Count every line that holds the string "this", then give that number alone.

[Items listed in a dataset]
-- BEGIN --

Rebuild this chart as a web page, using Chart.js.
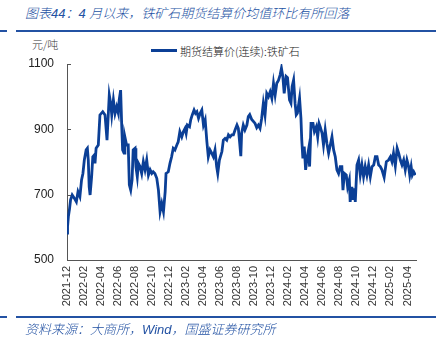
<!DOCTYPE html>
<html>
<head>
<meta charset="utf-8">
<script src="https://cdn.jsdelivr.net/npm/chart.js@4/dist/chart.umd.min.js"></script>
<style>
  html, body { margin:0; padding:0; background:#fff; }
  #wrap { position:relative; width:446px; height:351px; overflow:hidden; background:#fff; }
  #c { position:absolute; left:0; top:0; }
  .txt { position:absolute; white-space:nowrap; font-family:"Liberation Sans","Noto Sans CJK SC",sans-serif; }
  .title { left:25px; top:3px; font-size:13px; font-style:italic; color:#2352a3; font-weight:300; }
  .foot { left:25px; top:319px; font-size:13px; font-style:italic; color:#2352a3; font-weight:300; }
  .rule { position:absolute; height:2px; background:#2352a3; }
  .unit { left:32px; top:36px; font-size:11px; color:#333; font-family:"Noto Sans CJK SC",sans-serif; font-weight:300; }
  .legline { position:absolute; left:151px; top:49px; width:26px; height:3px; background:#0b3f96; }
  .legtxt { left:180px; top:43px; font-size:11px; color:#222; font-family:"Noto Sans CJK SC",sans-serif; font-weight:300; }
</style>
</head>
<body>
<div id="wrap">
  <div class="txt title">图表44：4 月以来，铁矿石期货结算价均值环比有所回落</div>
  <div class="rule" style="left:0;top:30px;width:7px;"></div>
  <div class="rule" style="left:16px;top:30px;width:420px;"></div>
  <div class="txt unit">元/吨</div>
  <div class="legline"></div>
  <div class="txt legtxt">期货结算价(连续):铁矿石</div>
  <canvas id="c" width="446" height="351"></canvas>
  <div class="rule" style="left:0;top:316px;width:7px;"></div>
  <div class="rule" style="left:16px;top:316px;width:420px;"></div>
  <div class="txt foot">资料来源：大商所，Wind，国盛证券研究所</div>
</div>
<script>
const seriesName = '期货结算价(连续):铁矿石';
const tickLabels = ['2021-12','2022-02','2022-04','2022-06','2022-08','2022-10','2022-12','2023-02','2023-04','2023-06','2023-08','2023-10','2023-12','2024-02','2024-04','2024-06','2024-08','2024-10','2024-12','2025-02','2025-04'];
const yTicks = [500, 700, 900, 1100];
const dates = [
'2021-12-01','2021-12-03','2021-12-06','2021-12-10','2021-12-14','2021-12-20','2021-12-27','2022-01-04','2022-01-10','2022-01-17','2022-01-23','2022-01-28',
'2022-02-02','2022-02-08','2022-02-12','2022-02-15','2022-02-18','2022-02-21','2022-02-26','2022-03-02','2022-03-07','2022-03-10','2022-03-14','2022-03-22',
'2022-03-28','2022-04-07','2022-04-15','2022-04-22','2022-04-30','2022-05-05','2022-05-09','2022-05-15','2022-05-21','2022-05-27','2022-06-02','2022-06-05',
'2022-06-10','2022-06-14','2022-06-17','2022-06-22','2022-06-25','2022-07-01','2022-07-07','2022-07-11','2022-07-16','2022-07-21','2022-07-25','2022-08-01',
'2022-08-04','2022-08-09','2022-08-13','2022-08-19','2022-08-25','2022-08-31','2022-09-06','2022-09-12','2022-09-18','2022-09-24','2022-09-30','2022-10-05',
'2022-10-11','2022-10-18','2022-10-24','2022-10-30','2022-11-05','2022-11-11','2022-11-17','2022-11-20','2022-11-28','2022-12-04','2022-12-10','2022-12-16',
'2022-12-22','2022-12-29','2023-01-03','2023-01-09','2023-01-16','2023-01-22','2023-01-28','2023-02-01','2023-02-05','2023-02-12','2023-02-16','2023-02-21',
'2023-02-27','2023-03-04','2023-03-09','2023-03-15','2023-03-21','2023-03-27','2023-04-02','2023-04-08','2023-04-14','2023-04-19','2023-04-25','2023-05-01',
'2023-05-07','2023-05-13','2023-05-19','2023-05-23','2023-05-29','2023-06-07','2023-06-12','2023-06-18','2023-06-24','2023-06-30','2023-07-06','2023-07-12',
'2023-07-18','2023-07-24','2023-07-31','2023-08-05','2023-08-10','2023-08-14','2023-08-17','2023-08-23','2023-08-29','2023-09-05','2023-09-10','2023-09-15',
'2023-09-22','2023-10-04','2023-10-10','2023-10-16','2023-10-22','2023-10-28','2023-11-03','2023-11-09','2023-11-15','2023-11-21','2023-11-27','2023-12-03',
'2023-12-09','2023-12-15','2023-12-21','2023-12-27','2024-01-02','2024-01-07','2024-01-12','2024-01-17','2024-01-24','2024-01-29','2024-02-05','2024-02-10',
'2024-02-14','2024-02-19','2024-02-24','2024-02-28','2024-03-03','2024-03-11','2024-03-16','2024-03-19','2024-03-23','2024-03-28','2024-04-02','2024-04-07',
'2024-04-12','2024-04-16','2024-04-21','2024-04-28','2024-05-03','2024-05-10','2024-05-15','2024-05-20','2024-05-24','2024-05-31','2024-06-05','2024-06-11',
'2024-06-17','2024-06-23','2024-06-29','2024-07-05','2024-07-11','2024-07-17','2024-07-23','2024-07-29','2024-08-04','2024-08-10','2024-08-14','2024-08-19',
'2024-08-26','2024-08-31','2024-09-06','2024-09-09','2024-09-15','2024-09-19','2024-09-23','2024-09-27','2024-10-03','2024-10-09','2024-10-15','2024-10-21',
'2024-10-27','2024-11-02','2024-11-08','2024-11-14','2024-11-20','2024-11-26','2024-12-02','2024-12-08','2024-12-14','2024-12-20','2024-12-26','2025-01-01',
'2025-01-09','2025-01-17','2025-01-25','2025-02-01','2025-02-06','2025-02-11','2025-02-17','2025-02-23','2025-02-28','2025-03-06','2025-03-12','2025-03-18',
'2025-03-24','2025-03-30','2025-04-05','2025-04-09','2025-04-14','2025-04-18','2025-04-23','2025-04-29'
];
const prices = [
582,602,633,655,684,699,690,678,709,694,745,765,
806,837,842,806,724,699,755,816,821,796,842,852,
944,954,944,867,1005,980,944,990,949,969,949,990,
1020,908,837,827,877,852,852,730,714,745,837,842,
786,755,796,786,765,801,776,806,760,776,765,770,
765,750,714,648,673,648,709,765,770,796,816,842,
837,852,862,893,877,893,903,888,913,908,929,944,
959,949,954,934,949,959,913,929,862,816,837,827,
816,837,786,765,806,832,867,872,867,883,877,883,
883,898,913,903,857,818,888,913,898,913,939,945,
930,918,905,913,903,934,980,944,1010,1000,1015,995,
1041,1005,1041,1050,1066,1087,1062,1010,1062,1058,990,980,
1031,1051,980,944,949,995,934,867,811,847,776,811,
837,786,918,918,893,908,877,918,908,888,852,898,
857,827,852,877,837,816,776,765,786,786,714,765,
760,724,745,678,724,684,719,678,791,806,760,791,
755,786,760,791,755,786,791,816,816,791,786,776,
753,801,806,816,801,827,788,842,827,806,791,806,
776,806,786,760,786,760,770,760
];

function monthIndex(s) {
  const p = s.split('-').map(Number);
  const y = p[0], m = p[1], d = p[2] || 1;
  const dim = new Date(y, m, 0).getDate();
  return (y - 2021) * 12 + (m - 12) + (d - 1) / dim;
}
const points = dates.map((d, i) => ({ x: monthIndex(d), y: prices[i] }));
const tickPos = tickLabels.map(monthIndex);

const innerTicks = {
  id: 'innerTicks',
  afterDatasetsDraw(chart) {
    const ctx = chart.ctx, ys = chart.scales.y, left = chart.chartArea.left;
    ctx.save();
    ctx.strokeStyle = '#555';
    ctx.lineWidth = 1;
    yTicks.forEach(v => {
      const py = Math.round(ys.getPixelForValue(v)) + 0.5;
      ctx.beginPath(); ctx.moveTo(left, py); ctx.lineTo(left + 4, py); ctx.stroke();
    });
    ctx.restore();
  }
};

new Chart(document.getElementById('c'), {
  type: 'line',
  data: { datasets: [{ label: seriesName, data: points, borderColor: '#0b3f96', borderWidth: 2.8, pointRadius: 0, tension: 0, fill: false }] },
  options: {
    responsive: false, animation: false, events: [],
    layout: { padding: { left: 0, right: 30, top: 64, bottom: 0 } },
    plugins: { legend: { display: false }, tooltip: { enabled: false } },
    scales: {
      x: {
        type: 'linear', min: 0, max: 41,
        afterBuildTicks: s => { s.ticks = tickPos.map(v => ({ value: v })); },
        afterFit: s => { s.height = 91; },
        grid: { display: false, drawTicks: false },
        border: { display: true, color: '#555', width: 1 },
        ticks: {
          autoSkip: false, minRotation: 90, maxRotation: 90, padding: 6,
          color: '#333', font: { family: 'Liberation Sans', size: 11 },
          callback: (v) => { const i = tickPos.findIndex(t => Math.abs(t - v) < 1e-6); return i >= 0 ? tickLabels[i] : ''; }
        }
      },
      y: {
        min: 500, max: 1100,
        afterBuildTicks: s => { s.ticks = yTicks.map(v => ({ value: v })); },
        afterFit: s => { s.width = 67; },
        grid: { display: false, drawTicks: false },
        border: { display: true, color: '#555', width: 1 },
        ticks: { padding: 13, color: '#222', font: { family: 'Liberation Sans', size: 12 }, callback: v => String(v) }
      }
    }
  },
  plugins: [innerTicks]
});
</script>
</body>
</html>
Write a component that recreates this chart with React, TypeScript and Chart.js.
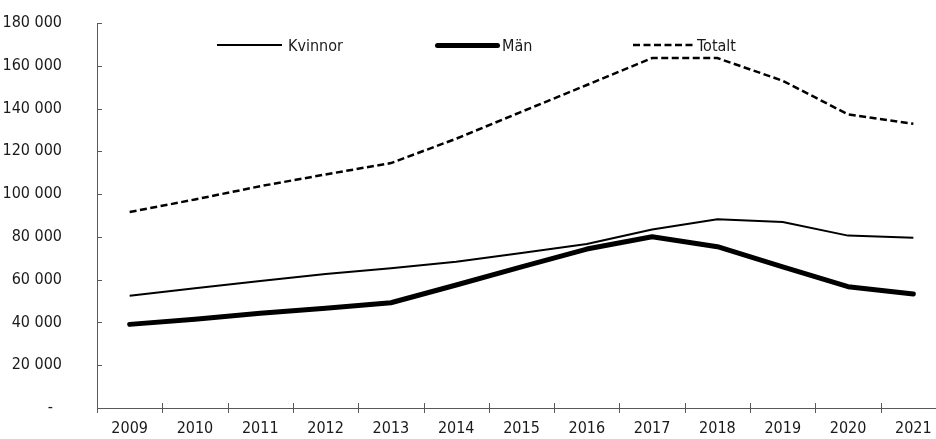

-- END --

EXERCISE SOLUTION: 2